Task description:
Using the listing below, give the number of lines where "diagram" appears, and nothing else.

Input records:
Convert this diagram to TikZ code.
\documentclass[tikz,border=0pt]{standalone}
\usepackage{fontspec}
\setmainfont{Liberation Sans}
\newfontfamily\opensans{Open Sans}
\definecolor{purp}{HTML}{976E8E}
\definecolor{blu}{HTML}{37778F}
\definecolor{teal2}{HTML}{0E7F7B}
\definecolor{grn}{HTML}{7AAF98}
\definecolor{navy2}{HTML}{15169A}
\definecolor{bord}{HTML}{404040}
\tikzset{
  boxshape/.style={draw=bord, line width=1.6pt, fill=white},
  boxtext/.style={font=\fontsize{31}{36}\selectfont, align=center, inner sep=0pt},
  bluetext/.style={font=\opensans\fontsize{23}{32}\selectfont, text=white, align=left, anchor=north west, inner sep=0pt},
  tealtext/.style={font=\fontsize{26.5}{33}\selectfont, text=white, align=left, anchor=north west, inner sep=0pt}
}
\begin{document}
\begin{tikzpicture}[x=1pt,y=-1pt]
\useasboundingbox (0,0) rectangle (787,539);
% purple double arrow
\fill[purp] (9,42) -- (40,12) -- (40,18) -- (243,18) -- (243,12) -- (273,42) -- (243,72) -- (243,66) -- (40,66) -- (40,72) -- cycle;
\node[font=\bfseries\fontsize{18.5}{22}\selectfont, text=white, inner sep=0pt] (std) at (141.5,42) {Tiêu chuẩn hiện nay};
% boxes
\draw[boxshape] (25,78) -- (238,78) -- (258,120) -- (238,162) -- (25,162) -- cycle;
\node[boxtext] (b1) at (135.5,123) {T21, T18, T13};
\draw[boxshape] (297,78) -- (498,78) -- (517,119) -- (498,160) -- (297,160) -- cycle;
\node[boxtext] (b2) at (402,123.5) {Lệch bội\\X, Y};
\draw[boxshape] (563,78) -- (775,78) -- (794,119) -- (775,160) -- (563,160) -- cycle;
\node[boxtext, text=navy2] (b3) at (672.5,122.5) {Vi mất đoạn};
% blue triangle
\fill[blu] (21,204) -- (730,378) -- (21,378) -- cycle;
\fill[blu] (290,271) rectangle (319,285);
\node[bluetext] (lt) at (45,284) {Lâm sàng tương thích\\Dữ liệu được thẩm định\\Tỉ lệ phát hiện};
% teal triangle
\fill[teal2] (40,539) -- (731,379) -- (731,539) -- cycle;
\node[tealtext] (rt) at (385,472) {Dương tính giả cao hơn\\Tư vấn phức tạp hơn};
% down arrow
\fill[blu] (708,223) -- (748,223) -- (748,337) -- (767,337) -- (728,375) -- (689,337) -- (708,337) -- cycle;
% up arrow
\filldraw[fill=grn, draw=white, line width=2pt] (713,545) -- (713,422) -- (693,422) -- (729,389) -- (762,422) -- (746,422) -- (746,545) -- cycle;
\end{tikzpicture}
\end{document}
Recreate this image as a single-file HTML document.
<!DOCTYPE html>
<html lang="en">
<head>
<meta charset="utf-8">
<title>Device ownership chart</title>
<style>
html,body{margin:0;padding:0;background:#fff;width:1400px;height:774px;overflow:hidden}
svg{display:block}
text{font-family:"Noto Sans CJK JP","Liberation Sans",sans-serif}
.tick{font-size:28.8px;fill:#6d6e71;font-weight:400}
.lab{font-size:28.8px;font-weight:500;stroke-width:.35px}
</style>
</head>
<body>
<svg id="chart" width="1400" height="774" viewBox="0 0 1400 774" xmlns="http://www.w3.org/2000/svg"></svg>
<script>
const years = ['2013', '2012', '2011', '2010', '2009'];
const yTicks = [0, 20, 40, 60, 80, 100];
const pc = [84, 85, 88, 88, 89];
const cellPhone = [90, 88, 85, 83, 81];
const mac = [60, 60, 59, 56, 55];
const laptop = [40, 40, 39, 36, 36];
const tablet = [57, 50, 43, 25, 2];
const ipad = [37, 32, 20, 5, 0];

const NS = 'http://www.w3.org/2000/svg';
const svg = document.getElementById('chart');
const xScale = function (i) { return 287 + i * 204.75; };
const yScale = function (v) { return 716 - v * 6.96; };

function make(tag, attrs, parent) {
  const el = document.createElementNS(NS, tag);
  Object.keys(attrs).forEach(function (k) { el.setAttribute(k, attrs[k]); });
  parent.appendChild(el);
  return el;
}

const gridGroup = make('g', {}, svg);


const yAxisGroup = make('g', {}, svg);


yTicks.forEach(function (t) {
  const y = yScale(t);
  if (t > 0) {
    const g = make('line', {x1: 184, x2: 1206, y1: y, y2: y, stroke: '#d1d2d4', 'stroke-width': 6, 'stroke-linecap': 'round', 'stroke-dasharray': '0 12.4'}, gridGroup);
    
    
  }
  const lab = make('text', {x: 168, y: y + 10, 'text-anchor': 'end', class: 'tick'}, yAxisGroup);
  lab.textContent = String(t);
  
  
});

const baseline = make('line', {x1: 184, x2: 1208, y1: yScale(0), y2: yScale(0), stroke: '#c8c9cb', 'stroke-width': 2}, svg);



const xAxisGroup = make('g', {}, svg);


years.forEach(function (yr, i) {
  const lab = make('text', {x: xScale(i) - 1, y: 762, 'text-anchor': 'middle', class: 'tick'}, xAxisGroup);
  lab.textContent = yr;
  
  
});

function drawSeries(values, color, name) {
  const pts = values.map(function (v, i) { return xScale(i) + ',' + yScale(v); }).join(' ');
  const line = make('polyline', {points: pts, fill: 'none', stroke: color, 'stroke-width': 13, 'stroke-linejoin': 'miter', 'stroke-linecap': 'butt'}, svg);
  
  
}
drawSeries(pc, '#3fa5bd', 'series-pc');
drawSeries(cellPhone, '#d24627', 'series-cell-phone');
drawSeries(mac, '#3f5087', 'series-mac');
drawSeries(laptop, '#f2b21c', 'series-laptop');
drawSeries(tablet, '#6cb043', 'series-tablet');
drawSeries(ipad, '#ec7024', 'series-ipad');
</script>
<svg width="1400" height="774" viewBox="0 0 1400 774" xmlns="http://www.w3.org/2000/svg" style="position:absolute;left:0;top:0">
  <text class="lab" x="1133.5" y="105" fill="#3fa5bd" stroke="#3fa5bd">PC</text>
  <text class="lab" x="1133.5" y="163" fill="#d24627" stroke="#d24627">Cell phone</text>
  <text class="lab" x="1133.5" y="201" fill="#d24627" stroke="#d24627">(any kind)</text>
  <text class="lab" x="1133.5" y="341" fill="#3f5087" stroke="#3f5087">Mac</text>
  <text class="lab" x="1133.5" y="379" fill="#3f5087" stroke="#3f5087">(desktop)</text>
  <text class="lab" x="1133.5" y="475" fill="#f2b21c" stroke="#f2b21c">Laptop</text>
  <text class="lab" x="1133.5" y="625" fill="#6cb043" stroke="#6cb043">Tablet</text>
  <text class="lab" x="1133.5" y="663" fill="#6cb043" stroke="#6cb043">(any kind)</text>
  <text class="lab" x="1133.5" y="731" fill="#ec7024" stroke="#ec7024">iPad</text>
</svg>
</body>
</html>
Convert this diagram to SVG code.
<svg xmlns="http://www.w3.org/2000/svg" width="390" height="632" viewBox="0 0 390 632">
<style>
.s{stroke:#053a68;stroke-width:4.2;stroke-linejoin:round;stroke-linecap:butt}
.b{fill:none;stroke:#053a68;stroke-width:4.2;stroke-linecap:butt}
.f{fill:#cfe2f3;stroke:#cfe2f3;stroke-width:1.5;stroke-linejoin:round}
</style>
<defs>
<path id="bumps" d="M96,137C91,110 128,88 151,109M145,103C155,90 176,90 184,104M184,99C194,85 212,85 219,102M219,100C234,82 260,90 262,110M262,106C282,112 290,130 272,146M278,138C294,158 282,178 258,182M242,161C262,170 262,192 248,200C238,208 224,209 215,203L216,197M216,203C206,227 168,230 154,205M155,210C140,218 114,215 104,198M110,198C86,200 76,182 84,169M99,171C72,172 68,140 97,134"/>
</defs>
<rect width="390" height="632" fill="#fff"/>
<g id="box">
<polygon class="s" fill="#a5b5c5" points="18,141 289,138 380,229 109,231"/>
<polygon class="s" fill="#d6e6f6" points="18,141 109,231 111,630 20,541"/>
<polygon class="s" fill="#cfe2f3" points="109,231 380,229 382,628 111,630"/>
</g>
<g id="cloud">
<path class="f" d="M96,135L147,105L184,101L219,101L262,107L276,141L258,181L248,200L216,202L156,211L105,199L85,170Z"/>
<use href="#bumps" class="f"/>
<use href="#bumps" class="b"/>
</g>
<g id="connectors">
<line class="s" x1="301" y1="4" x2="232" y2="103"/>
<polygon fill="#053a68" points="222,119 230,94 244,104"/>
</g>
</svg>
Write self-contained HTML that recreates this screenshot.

Worked answer:
2